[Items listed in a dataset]
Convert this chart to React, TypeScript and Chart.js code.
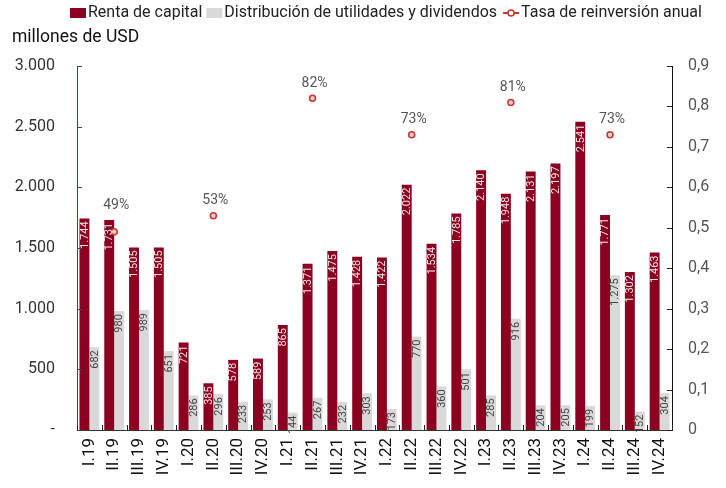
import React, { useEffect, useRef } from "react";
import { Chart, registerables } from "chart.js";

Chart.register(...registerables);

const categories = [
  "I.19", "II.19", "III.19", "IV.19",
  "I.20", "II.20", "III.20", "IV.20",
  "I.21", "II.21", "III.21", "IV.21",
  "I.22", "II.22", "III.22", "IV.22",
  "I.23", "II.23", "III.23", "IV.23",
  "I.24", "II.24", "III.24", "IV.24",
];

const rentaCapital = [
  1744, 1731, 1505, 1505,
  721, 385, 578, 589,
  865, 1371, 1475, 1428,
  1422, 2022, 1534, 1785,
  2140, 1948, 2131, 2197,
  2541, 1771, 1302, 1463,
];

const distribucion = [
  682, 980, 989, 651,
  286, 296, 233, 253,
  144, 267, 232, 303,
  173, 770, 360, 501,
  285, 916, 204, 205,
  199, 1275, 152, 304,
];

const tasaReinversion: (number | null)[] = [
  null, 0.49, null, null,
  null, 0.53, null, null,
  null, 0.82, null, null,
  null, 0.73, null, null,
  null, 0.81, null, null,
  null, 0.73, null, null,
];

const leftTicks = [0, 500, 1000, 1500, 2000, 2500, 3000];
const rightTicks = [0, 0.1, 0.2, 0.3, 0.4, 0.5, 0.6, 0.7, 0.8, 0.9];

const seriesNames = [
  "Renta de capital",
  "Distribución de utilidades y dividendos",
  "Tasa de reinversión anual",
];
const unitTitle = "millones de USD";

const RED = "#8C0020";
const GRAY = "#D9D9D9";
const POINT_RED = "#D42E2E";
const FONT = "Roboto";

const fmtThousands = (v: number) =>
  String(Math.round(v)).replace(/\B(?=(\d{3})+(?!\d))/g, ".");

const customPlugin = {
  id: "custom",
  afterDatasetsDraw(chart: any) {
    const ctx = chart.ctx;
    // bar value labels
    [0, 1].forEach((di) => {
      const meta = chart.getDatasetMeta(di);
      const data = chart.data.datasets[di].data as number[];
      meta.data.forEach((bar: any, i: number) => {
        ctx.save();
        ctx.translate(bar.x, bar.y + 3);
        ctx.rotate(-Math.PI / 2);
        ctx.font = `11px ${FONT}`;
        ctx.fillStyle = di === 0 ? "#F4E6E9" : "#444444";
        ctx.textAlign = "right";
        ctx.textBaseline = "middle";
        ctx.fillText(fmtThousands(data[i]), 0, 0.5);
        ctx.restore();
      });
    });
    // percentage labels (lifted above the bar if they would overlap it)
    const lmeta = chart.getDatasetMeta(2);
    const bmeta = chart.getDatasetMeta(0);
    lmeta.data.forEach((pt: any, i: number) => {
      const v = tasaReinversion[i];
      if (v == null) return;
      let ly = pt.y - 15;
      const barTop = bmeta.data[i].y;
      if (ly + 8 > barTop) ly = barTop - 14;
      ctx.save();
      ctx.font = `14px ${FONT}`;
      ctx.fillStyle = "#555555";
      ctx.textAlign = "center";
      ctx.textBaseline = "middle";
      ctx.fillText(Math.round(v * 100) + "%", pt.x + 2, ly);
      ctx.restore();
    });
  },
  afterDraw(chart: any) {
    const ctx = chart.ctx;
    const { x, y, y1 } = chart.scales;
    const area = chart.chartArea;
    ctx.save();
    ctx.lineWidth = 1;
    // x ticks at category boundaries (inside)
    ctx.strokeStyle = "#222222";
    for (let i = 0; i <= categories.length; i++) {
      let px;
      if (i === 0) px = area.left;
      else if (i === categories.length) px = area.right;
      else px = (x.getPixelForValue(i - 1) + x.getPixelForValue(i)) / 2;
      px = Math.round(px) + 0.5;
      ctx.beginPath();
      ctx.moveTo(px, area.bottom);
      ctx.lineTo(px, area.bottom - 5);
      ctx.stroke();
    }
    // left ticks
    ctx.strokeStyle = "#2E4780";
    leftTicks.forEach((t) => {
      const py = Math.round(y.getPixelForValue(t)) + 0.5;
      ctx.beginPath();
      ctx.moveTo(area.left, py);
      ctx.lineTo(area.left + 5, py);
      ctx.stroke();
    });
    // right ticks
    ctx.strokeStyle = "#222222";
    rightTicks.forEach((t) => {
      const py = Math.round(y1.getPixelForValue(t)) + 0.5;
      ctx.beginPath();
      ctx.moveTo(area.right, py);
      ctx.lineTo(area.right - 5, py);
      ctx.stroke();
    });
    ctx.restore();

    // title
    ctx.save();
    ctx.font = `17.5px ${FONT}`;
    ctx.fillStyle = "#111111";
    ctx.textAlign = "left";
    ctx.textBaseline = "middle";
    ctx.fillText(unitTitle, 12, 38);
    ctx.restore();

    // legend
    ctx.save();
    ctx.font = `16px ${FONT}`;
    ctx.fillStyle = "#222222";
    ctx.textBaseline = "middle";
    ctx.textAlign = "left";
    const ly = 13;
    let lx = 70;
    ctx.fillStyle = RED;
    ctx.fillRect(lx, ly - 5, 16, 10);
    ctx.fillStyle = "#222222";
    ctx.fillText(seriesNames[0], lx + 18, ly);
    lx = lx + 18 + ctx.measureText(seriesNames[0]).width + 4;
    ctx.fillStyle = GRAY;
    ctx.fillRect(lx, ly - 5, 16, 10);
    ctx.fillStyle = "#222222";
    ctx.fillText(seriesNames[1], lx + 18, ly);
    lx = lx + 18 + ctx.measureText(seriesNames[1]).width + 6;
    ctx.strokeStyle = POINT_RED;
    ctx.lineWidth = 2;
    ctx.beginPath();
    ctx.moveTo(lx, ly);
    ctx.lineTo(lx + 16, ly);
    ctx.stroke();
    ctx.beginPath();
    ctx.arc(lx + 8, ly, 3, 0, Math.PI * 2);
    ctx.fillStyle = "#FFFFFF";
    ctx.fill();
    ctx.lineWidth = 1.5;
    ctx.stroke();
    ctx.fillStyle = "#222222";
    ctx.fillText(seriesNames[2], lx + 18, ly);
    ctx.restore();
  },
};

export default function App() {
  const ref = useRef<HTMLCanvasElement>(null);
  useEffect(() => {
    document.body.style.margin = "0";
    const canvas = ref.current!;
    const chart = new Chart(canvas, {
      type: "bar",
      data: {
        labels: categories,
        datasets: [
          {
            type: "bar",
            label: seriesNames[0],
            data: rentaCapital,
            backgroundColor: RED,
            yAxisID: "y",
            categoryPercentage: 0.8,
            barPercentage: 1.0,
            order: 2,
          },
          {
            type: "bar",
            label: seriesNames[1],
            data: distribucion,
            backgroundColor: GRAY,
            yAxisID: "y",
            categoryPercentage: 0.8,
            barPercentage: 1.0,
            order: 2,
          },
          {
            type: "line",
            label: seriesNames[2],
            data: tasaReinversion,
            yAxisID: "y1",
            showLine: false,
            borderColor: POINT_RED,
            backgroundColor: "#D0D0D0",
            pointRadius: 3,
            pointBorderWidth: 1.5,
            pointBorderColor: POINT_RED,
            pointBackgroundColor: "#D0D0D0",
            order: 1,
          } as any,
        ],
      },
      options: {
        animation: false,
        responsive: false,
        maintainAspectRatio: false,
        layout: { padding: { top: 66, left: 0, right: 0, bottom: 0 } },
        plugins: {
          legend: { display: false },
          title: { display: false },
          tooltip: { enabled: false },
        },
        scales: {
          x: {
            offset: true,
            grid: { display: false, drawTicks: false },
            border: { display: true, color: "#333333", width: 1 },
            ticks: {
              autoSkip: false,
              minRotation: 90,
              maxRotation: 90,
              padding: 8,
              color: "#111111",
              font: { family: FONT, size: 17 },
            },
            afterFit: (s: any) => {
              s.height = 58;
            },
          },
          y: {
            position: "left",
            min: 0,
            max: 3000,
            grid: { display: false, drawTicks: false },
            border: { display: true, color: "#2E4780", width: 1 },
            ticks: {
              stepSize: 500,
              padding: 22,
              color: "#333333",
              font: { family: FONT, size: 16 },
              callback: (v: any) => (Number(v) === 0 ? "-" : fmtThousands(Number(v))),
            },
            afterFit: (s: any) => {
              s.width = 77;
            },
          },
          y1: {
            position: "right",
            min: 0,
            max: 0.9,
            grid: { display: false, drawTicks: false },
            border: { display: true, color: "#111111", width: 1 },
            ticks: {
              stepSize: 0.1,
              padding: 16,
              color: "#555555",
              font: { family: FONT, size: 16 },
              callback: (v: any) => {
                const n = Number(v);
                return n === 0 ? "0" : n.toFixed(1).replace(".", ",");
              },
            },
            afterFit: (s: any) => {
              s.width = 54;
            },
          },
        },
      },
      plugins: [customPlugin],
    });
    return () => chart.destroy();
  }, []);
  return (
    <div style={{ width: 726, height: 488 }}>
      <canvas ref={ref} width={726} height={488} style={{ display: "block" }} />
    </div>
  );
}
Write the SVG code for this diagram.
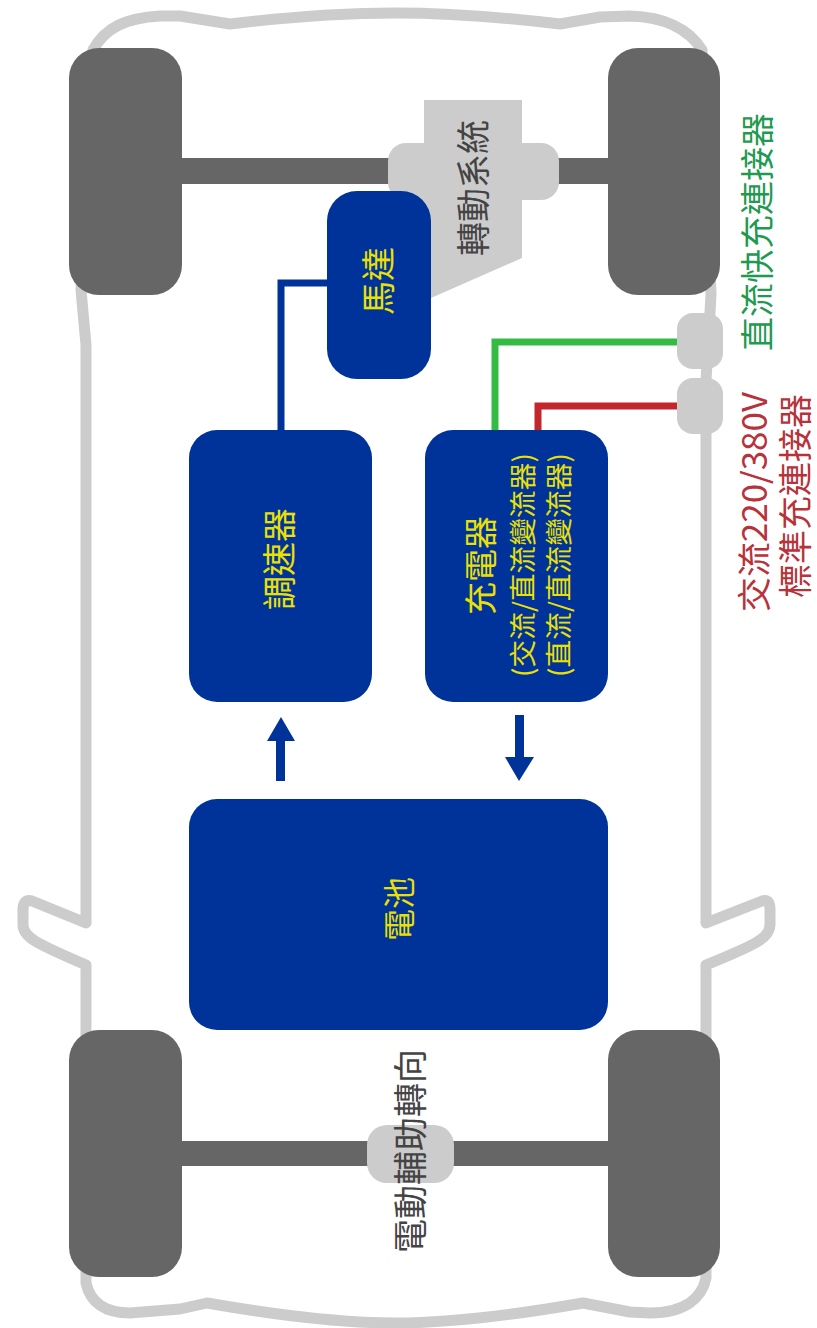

> _Task to complete_: Write out again exactly the lines from the start of the data above through the line containing "Chart.register(...registerables);", inclusive, excluding any pictures.

> _Answer to the exercise_:
Convert this chart to React, TypeScript and Chart.js code.
import React, { useEffect, useRef } from "react";
import { Chart, registerables } from "chart.js";

Chart.register(...registerables);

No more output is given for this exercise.